China mine disaster kills at least 104; official says GDP growth should not cost miners’ blood

By Cara Anna, AP
Sunday, November 22, 2009

Survivors recount China mine disaster; 104 dead

HEGANG, China — When gas levels suddenly spiked deep in the Xinxing coal mine, Wang Jiguo grabbed two co-workers and they ran for their lives. Minutes later, there was a huge bang, a torrent of hot air and the earth shuddered.

The death toll two days later was up to 104, with four still missing, the official Xinhua news agency said Monday. The accident Saturday was the deadliest in China’s mining industry for two years, and has highlighted how heavy demand for power-generating coal comes at a high human cost.

“Development is important, but the growth of GDP shouldn’t be achieved at the price of miners’ blood,” said provincial governor Li Zhanshu over the weekend, urging officials to better manage coal mines.

At the site of the blast, search and rescue efforts appeared to be over Monday as grieving family members gathered outside mining company offices.

At a working shaft a few hundred yards away from the blast, Xinxing miners jostled outside the opening before descending for their shift. “Of course we’re scared,” one man said, but another said: “We’ve still got to work.”

Coal is vital for China’s economy, which is targeted to grow by 8 percent his year, and its 1.3 billion people, as it is used to generate about three-quarters of the country’s electricity.

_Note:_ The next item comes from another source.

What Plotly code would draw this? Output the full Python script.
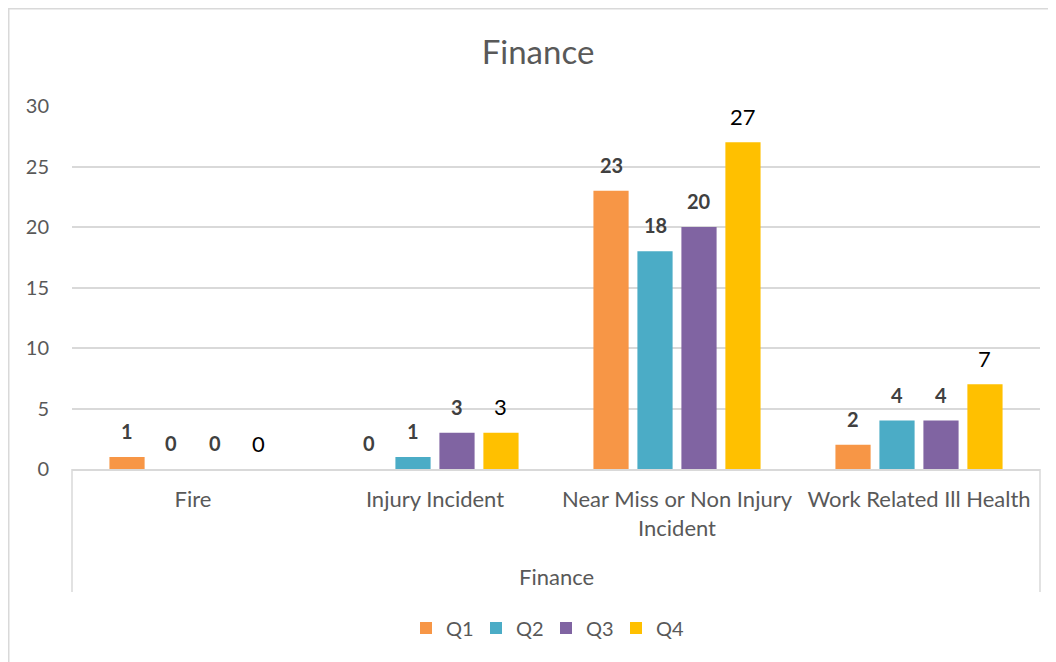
import plotly.graph_objects as go

categories = ["Fire", "Injury Incident", "Near Miss or Non Injury<br>Incident", "Work Related Ill Health"]
series_names = ["Q1", "Q2", "Q3", "Q4"]
q1 = [1, 0, 23, 2]
q2 = [0, 1, 18, 4]
q3 = [0, 3, 20, 4]
q4 = [0, 3, 27, 7]
colors = ["#F79646", "#4BACC6", "#8064A2", "#FFC000"]
y_ticks = [0, 5, 10, 15, 20, 25, 30]
group_label = "Finance"
title_text = "Finance"

FONT = "Lato, 'Noto Sans', sans-serif"
GRAY = "#595959"

# page body has an 8px margin, so the figure sits at (8, 8)
W, H = 1048, 654
ML, MR, MT, MB = 64, 16, 98, 193
plot_w = W - ML - MR
plot_h = H - MT - MB
BARGAP = 0.273
BARGROUPGAP = 0.2

fig = go.Figure()
all_vals = [q1, q2, q3, q4]
for name, vals, col in zip(series_names, all_vals, colors):
    fig.add_trace(go.Bar(name=name, x=categories, y=vals, marker=dict(color=col, line=dict(width=0))))

# data labels
cat_w = plot_w / len(categories)
slot = cat_w * (1 - BARGAP) / len(series_names)
for i, vals in enumerate(all_vals):
    bold = i < 3
    for c, v in zip(categories, vals):
        fig.add_annotation(
            x=c, y=v, xref="x", yref="y",
            text=f"<b>{v}</b>" if bold else str(v),
            showarrow=False,
            xshift=(i - 1.5) * slot,
            yshift=26,
            yanchor="middle",
            font=dict(family=FONT, size=20 if bold else 22, color="#404040" if bold else "#000000"),
        )

# multi-level axis lines and group label
for xd in (0, 1):
    fig.add_shape(type="line", xref="x domain", yref="y domain", x0=xd, x1=xd, y0=0, y1=-(592 - 469) / plot_h,
                  line=dict(color="#D9D9D9", width=1.5))
fig.add_annotation(x=0.5, y=-(576 - 469) / plot_h, xref="x domain", yref="y domain", text=group_label,
                   showarrow=False, yanchor="middle", font=dict(family=FONT, size=22, color=GRAY))

# chart border
fig.add_shape(type="rect", xref="paper", yref="paper",
              x0=-(ML - 0.75) / plot_w, x1=1 + (MR + 10) / plot_w,
              y0=-(MB + 10) / plot_h, y1=1 + (MT - 0.75) / plot_h,
              line=dict(color="#D9D9D9", width=1.5))

fig.update_layout(
    width=W, height=H,
    margin=dict(l=ML, r=MR, t=MT, b=MB),
    paper_bgcolor="white", plot_bgcolor="white",
    barmode="group", bargap=BARGAP, bargroupgap=BARGROUPGAP,
    title=dict(text=title_text, x=530 / W, xref="container", xanchor="center", y=1 - 44 / H, yref="container",
               yanchor="middle", font=dict(family=FONT, size=33, color=GRAY)),
    font=dict(family=FONT, color=GRAY),
    legend=dict(orientation="h", x=(406 - 8) / W, xanchor="left", xref="container", y=1 - 620 / H, yref="container",
                yanchor="middle", font=dict(family=FONT, size=20, color=GRAY), traceorder="normal",
                itemwidth=30, entrywidth=25, entrywidthmode="pixels"),
    showlegend=True,
)
fig.update_xaxes(
    type="category", showgrid=False, showline=True, linecolor="#D9D9D9", linewidth=1.5,
    ticks="", ticklabelstandoff=10, tickfont=dict(family=FONT, size=22, color=GRAY), fixedrange=True,
)
fig.update_yaxes(
    range=[0, 30], tickvals=y_ticks, showgrid=True, gridcolor="#D9D9D9", gridwidth=1.5, zeroline=False,
    showline=False, ticks="", ticklabelstandoff=22, tickfont=dict(family=FONT, size=20, color=GRAY),
    fixedrange=True,
)

fig.write_html("out.html")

The blast at the nearly 100-year-old mine in Heilongjiang (pronounced HAY-long-jeeahng) province, near the Russian border, shows the difficulties the central government faces in trying to improve safety. It has shuttered or absorbed hundreds of smaller, private mines into state-owned operations in recent years.

The government says the closure of about 1,000 dangerous small mines last year has helped cut fatalities. Yet hundreds still die in major accidents each year, even at state-run mines, such as a blast in Shanxi province in February that killed 78 and a gas leak in Chongqing municipality in May that killed 30.

The deadliest mining accident in recent years occurred in September 2007, with 181 miners killed when shafts at two neighboring mines flooded in eastern Shandong province. Last September in northern Shanxi province, a massive landslide of mud and iron ore waste from an illegal mining operation submerged a village near Linfen, killing at least 277 people.

After Saturday’s accident, the Xinxing mine’s director, deputy director and chief engineer were fired, said an employee, who refused to give his name because he was not authorized to speak to the media.

The pre-dawn explosion Saturday shook the residents of Hegang, an aging city in China’s Rust Belt where the streetside snow is gray with coal dust and exhaust.

Longtime residents said the mine had never suffered such an accident before.

“I had to come by and see it,” said Tang Cunha, who stood behind the police tape at the blast site and compared the destruction around the mine shaft to that of a massive earthquake. “It’s awful, it’s awful,” he said.

At the Xingshan People’s Hospital, Dr. Chen, who gave only one name, recalled the faces of the nearly 40 injured miners brought in the day before: “They were terrified.”

“It’s a very safe mine,” he said. “People never expected it.”

Of the 528 people reported working in the mine at the time of the explosion, 420 escaped, Xinhua reported. At the Hegang Mining Group General Hospital, which a spokesman said was treating 32 injured miners, a few were in the intensive care unit under police guard.

Survivors recounted their harrowing escapes. In an account reported by Xinhua, Wang Jiguo, 35, who monitored gas levels in the shaft, suddenly grabbed two other workers near him and started scrambling to the door, shouting: “Run quickly, don’t carry anything!”

At the entrance of the shaft, Wang and Fu Maofeng, 48, phoned other workers who were still underground and told them to escape, Fu told Xinhua from his bed in intensive care.

“Just after we hung up the phone, we heard a loud bang from inside the shaft. The entrance of the shaft started shaking,” Fu said. Then a wave of searing hot air slammed them to the ground, knocking them unconscious.

When he came to, Fu found himself lying in hospital, his face covered with scratches and burns on his left eye. “Our team has 10 people, and I don’t know how they are now,” Fu said.